アダパ物語に登場する「南風の女神」としても知られ、エンリルと対になる女性神格として語られます。
特徴
- 「風の女王」として敬われた存在
- アッカドの悪霊リリートゥと関係があり、後のリリス伝承の源流とされることもある
- 南風の象徴として位置づけられる場合が多い
Pazuzu(パズズ)
熱風や災厄を運ぶ風の魔神
パズズはアッカド神話に登場する風の魔神で、熱風や病を運ぶ存在として恐れられました。
獣と人の要素が混ざり合った独特の姿で描かれ、蝗害の象徴とされることもあります。
特徴
- 「風の魔王」として強い畏怖の対象となった
- 熱病や災厄を風に乗せて運ぶ存在
- 護符を通して家庭を守る役割もあり、悪霊除けとして信仰された
アダド(Adad / Hadad)
嵐と天候を司る神
アダドは西セム系の嵐の神ハダドと同一視され、メソポタミア全域で嵐・雷・風・雨を司る天候神として崇拝されました。
多くの地域でさまざまな地方神と習合し、農耕に欠かせない雨をもたらす存在として重要視されました。
特徴
- 嵐・雷・風・雨など天候全体を操る神格
- 作物を育てる雨を運ぶ豊穣の神としても重要
- 広大な地域で崇拝され、地域ごとに異なる性格を持つ
バアル(Ba‘al)
嵐と豊穣を象徴する高位の神
バアルはウガリットやカナンの地で広く崇拝された嵐と豊穣の神です。
名は「主・主人」を意味し、古代オリエント世界では非常に高い地位を持つ神とされました。
特徴
- 嵐と雨を司る豊穣神として重要視された
- 古代オリエント世界全域で主要な神格として崇拝
- 後世にはベルゼブブなどの“悪魔”像に置き換えられることもあった
風の神々が息づく世界
風の神々は、自然への畏れや祈りが形になった象徴です。
優しい風を運ぶ神もいれば、嵐を告げる力強い神もいる――その多様性こそが、世界各地の文化の豊かさを映し出しています。

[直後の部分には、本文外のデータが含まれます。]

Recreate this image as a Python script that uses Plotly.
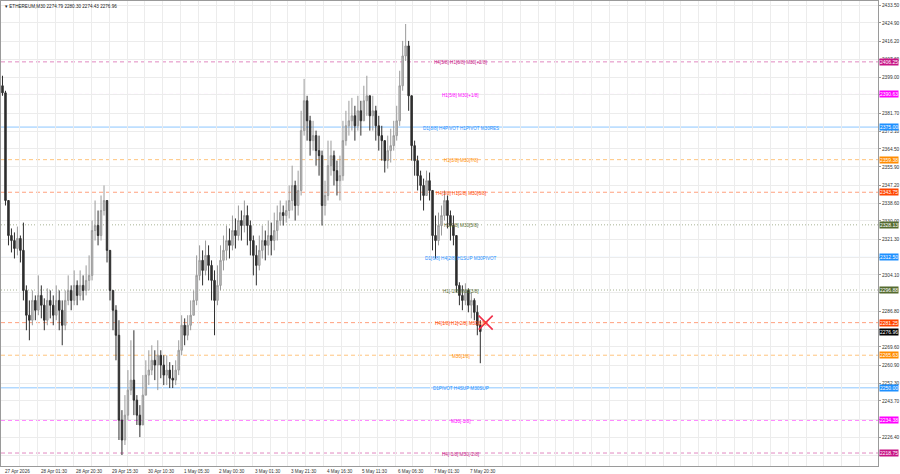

今回の一覧が、風にまつわる神話や伝承の魅力に触れるきっかけになれば幸いです。
さらに興味があれば、他地域の風神や関連する自然神にも目を向けてみてください。
FAQ よくある質問
世界の神話にはどんな風の神がいますか?
世界には、多様な風の神が登場します。日本のシナツヒコ、中国の飛廉、インドのヴァーユ、ギリシアのアネモイ、北欧の四方のドヴェルグ、アステカのエエカトル、メソポタミアのエンリルなど、地域ごとに大気・季節・暴風・嵐などの役割を持つ神々が存在します。
風の神は地域によってどのように役割が違うのですか?
地域によって、風の神の性格には違いがあります。
日本やギリシアのように「方角ごとに複数の風神」が配置される文化もあれば、メソポタミアのように「風・嵐・雷をまとめて司る強力な天候神」が中心になる文化もあります。自然環境や生活文化に応じて役割が形づくられています。